→ WRITTEN INSTRUCTION: Restate the listing that follows word for word, without its pictures.

→ SUPPLIED DATA:
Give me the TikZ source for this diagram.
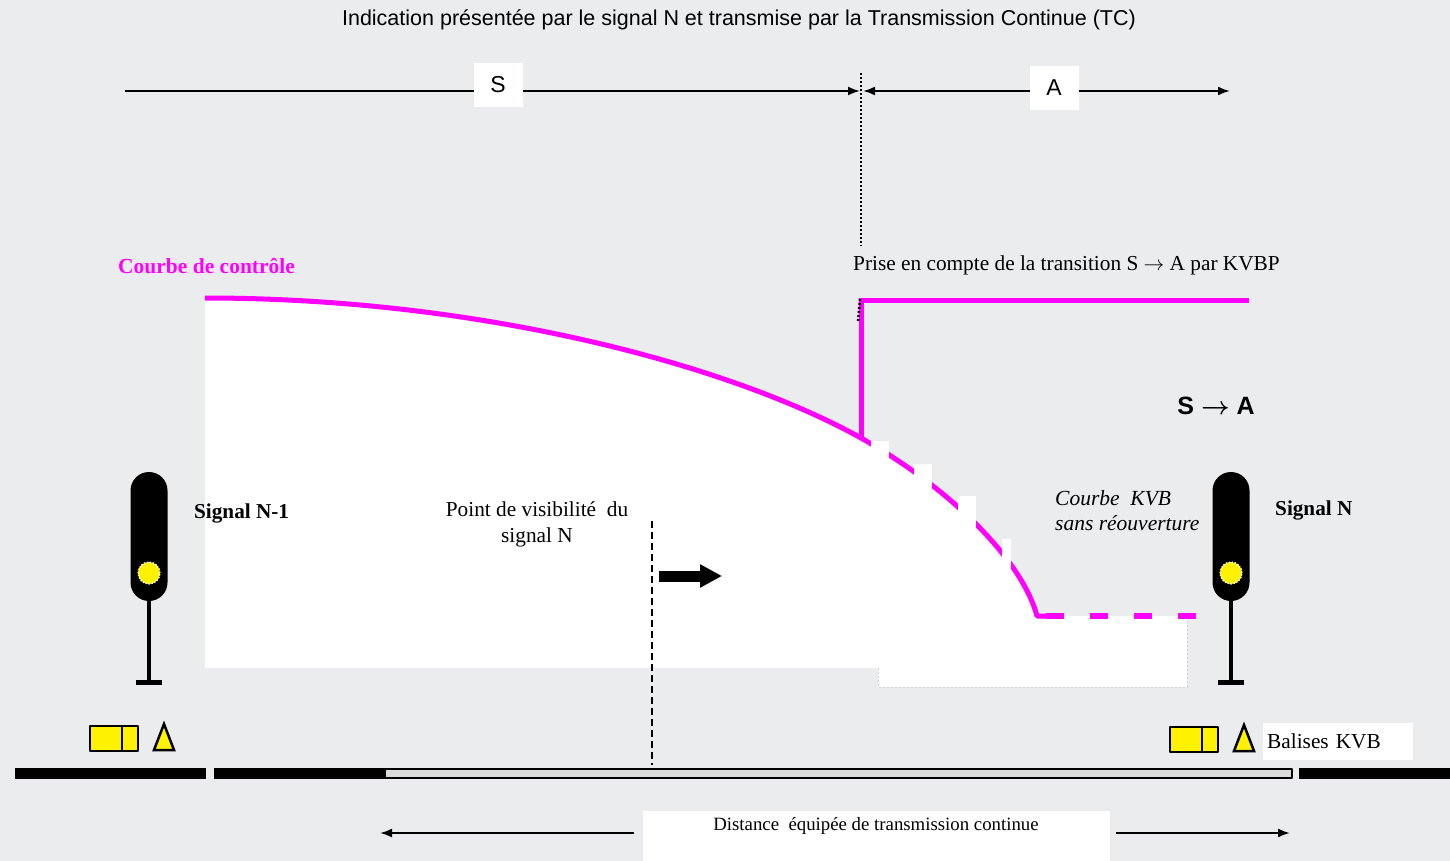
\documentclass[tikz,border=0pt]{standalone}
\usepackage{fontspec}
\setmainfont{Liberation Serif}
\setsansfont{Liberation Sans}
\usetikzlibrary{arrows.meta,positioning,calc}
\definecolor{fond}{RGB}{235,236,238}
\definecolor{rail}{RGB}{218,218,218}
\definecolor{rose}{RGB}{255,0,255}
\newcommand \mydrawsignal[2]
{
\coordinate (#1) at (#2,472);                                                   % haut du signal
\fill[black,rounded corners=18.5pt] ($(#1)+(-18.5,0)$) rectangle ($(#1)+(18.5,129)$); % cible
\filldraw[fill=yellow,draw=white,line width=1.2pt,dash pattern=on 1.5pt off 1.5pt] ($(#1)+(0,101)$) circle (11pt); % feu
\draw[line width=4pt] ($(#1)+(0,129)$) -- ($(#1)+(0,210)$);                       % mat
\draw[line width=5pt] ($(#1)+(-13,210)$) -- ($(#1)+(13,210)$);                    % pied
}
\newcommand \mydrawbalise[3]
{
\coordinate (#1) at (#2,#3);                                                    % coin haut gauche
\filldraw[fill=yellow,line width=2pt] (#1) rectangle ($(#1)+(48,25)$);
\draw[line width=2pt] ($(#1)+(32,0)$) -- ($(#1)+(32,25)$);
\filldraw[fill=yellow,line width=2.5pt,line join=miter] ($(#1)+(74,-2)$) -- ($(#1)+(84,24)$) -- ($(#1)+(64,24)$) -- cycle;
}

\begin{document}
\begin{tikzpicture}[x={(1pt,0)},y={(0,-1pt)},line join=round,
  titre/.style={font=\sffamily\fontsize{21.5}{26}\selectfont,inner sep=0},
  lettre/.style={fill=white,minimum width=49pt,minimum height=44pt,font=\sffamily\fontsize{23}{26}\selectfont},
  texte/.style={font=\fontsize{21.3}{25}\selectfont,inner sep=0},
  fleche/.style={line width=2pt,-{Latex[length=12pt,width=9pt]}},
  courbe/.style={rose,line width=5pt}]
\useasboundingbox (0,0) rectangle (1450,861);
\fill[fond] (0,0) rectangle (1450,861);

% indication S puis A
\node[titre] (titre) at (739,20) {Indication présentée par le signal N et transmise par la Transmission Continue (TC)};
\coordinate (sdeb) at (125,91);
\coordinate (transG) at (860,91);
\coordinate (transD) at (863,91);
\coordinate (afin) at (1230,91);
\draw[fleche] (sdeb) -- (transG);
\draw[fleche,{Latex[length=12pt,width=9pt]}-{Latex[length=12pt,width=9pt]}] (transD) -- (afin);
\node[lettre] (S) at (498,85) {S};
\node[lettre] (A) at (1054,88) {A};
\draw[line width=2.5pt,dash pattern=on 2pt off 2pt] (861,73) -- (861,246);

% courbe de controle
\coordinate (cdeb) at (205,298);
\coordinate (saut) at (861,438);
\coordinate (cfin) at (1037,616);
\fill[white] (cdeb) .. controls (480,298) and (730,365) .. (saut) .. controls (950,488) and (1022,560) .. (cfin)
  -- (1187,616) -- (1187,687) -- (878,687) -- (878,668) -- (205,668) -- cycle;
\draw[gray!35,dash pattern=on 2pt off 2pt] (878,668) -- (878,687) -- (1187,687) -- (1187,616);
\draw[courbe] (cdeb) .. controls (480,298) and (730,365) .. (saut) .. controls (950,488) and (1022,560) .. (cfin) -- (1046,616);
\foreach \xa/\xb/\yh in {871/889/441, 914/932/464, 958/976/496, 1002/1011/539}
  \fill[white] (\xa,\yh) rectangle (\xb,600);
\draw[rose,line width=6pt,dash pattern=on 18pt off 26pt] (1046,616) -- (1196,616);
\coordinate (coin) at (861,300);
\coordinate (afinc) at (1249,300);
\draw[courbe,line join=miter] (saut) -- (coin) -- (afinc);
\draw[line width=2.5pt,dash pattern=on 2pt off 2pt] (860,299) -- (858,322);

% point de visibilite
\draw[line width=2pt,dash pattern=on 7pt off 4pt] (652,521) -- (652,765);
\draw[line width=11pt,-{Triangle[length=22pt,width=22pt]}] (659,576) -- (722,576);

% signaux et balises
\mydrawsignal{sigA}{149}
\mydrawsignal{sigB}{1231}
\mydrawbalise{balA}{90}{726}
\mydrawbalise{balB}{1170}{727}

% voie
\fill (15,768) rectangle (206,779);
\fill (214,768) rectangle (386,779);
\filldraw[fill=rail,line width=2pt] (385,769) rectangle (1292,778);
\fill (1299,768) rectangle (1450,779);

% textes
\node[texte,rose,font=\bfseries\fontsize{21.5}{25}\selectfont,anchor=west] (ctrl) at (118,266) {Courbe de contrôle};
\node[texte,anchor=west] (prise) at (853,265) {Prise en compte de la transition S $\rightarrow$ A par KVBP};
\node[texte,font=\sffamily\bfseries\fontsize{25}{28}\selectfont] (SA) at (1216,406) {S {\boldmath$\rightarrow$} A};
\node[texte,anchor=west,font=\bfseries\fontsize{21.2}{25}\selectfont] (nomA) at (194,513) {Signal N-1};
\node[texte,anchor=west,font=\bfseries\fontsize{21.2}{25}\selectfont] (nomB) at (1275,510) {Signal N};
\node[texte,align=center,font=\fontsize{21.3}{26}\selectfont] (visi) at (537,524) {Point de visibilité \ du\\signal N};
\node[texte,align=left,anchor=west,font=\itshape\fontsize{21.5}{25}\selectfont] (kvb) at (1055,511) {Courbe \ KVB\\sans réouverture};
\node[texte,fill=white,anchor=west,text width=142pt,minimum height=37pt,inner sep=4pt] (bal) at (1263,741.5) {Balises KVB};

% distance equipee
\fill[white] (643,811) rectangle (1110,861);
\node[texte,font=\fontsize{18.8}{22}\selectfont] (dist) at (876,826) {Distance \ équipée de transmission continue};
\coordinate (dg1) at (634,833);
\coordinate (dg2) at (380,833);
\coordinate (dd1) at (1116,833);
\coordinate (dd2) at (1290,833);
\draw[fleche] (dg1) -- (dg2);
\draw[fleche] (dd1) -- (dd2);
\end{tikzpicture}
\end{document}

→ WRITTEN REPLY:
Give me the TikZ source for this diagram.
\documentclass[tikz,border=0pt]{standalone}
\usepackage{fontspec}
\setmainfont{Liberation Serif}
\setsansfont{Liberation Sans}
\usetikzlibrary{arrows.meta,positioning,calc}
\definecolor{fond}{RGB}{235,236,238}
\definecolor{rail}{RGB}{218,218,218}
\definecolor{rose}{RGB}{255,0,255}
\newcommand \mydrawsignal[2]
{
\coordinate (#1) at (#2,472);                                                   % haut du signal
\fill[black,rounded corners=18.5pt] ($(#1)+(-18.5,0)$) rectangle ($(#1)+(18.5,129)$); % cible
\filldraw[fill=yellow,draw=white,line width=1.2pt,dash pattern=on 1.5pt off 1.5pt] ($(#1)+(0,101)$) circle (11pt); % feu
\draw[line width=4pt] ($(#1)+(0,129)$) -- ($(#1)+(0,210)$);                       % mat
\draw[line width=5pt] ($(#1)+(-13,210)$) -- ($(#1)+(13,210)$);                    % pied
}
\newcommand \mydrawbalise[3]
{
\coordinate (#1) at (#2,#3);                                                    % coin haut gauche
\filldraw[fill=yellow,line width=2pt] (#1) rectangle ($(#1)+(48,25)$);
\draw[line width=2pt] ($(#1)+(32,0)$) -- ($(#1)+(32,25)$);
\filldraw[fill=yellow,line width=2.5pt,line join=miter] ($(#1)+(74,-2)$) -- ($(#1)+(84,24)$) -- ($(#1)+(64,24)$) -- cycle;
}

\begin{document}
\begin{tikzpicture}[x={(1pt,0)},y={(0,-1pt)},line join=round,
  titre/.style={font=\sffamily\fontsize{21.5}{26}\selectfont,inner sep=0},
  lettre/.style={fill=white,minimum width=49pt,minimum height=44pt,font=\sffamily\fontsize{23}{26}\selectfont},
  texte/.style={font=\fontsize{21.3}{25}\selectfont,inner sep=0},
  fleche/.style={line width=2pt,-{Latex[length=12pt,width=9pt]}},
  courbe/.style={rose,line width=5pt}]
\useasboundingbox (0,0) rectangle (1450,861);
\fill[fond] (0,0) rectangle (1450,861);

% indication S puis A
\node[titre] (titre) at (739,20) {Indication présentée par le signal N et transmise par la Transmission Continue (TC)};
\coordinate (sdeb) at (125,91);
\coordinate (transG) at (860,91);
\coordinate (transD) at (863,91);
\coordinate (afin) at (1230,91);
\draw[fleche] (sdeb) -- (transG);
\draw[fleche,{Latex[length=12pt,width=9pt]}-{Latex[length=12pt,width=9pt]}] (transD) -- (afin);
\node[lettre] (S) at (498,85) {S};
\node[lettre] (A) at (1054,88) {A};
\draw[line width=2.5pt,dash pattern=on 2pt off 2pt] (861,73) -- (861,246);

% courbe de controle
\coordinate (cdeb) at (205,298);
\coordinate (saut) at (861,438);
\coordinate (cfin) at (1037,616);
\fill[white] (cdeb) .. controls (480,298) and (730,365) .. (saut) .. controls (950,488) and (1022,560) .. (cfin)
  -- (1187,616) -- (1187,687) -- (878,687) -- (878,668) -- (205,668) -- cycle;
\draw[gray!35,dash pattern=on 2pt off 2pt] (878,668) -- (878,687) -- (1187,687) -- (1187,616);
\draw[courbe] (cdeb) .. controls (480,298) and (730,365) .. (saut) .. controls (950,488) and (1022,560) .. (cfin) -- (1046,616);
\foreach \xa/\xb/\yh in {871/889/441, 914/932/464, 958/976/496, 1002/1011/539}
  \fill[white] (\xa,\yh) rectangle (\xb,600);
\draw[rose,line width=6pt,dash pattern=on 18pt off 26pt] (1046,616) -- (1196,616);
\coordinate (coin) at (861,300);
\coordinate (afinc) at (1249,300);
\draw[courbe,line join=miter] (saut) -- (coin) -- (afinc);
\draw[line width=2.5pt,dash pattern=on 2pt off 2pt] (860,299) -- (858,322);

% point de visibilite
\draw[line width=2pt,dash pattern=on 7pt off 4pt] (652,521) -- (652,765);
\draw[line width=11pt,-{Triangle[length=22pt,width=22pt]}] (659,576) -- (722,576);

% signaux et balises
\mydrawsignal{sigA}{149}
\mydrawsignal{sigB}{1231}
\mydrawbalise{balA}{90}{726}
\mydrawbalise{balB}{1170}{727}

% voie
\fill (15,768) rectangle (206,779);
\fill (214,768) rectangle (386,779);
\filldraw[fill=rail,line width=2pt] (385,769) rectangle (1292,778);
\fill (1299,768) rectangle (1450,779);

% textes
\node[texte,rose,font=\bfseries\fontsize{21.5}{25}\selectfont,anchor=west] (ctrl) at (118,266) {Courbe de contrôle};
\node[texte,anchor=west] (prise) at (853,265) {Prise en compte de la transition S $\rightarrow$ A par KVBP};
\node[texte,font=\sffamily\bfseries\fontsize{25}{28}\selectfont] (SA) at (1216,406) {S {\boldmath$\rightarrow$} A};
\node[texte,anchor=west,font=\bfseries\fontsize{21.2}{25}\selectfont] (nomA) at (194,513) {Signal N-1};
\node[texte,anchor=west,font=\bfseries\fontsize{21.2}{25}\selectfont] (nomB) at (1275,510) {Signal N};
\node[texte,align=center,font=\fontsize{21.3}{26}\selectfont] (visi) at (537,524) {Point de visibilité \ du\\signal N};
\node[texte,align=left,anchor=west,font=\itshape\fontsize{21.5}{25}\selectfont] (kvb) at (1055,511) {Courbe \ KVB\\sans réouverture};
\node[texte,fill=white,anchor=west,text width=142pt,minimum height=37pt,inner sep=4pt] (bal) at (1263,741.5) {Balises KVB};

% distance equipee
\fill[white] (643,811) rectangle (1110,861);
\node[texte,font=\fontsize{18.8}{22}\selectfont] (dist) at (876,826) {Distance \ équipée de transmission continue};
\coordinate (dg1) at (634,833);
\coordinate (dg2) at (380,833);
\coordinate (dd1) at (1116,833);
\coordinate (dd2) at (1290,833);
\draw[fleche] (dg1) -- (dg2);
\draw[fleche] (dd1) -- (dd2);
\end{tikzpicture}
\end{document}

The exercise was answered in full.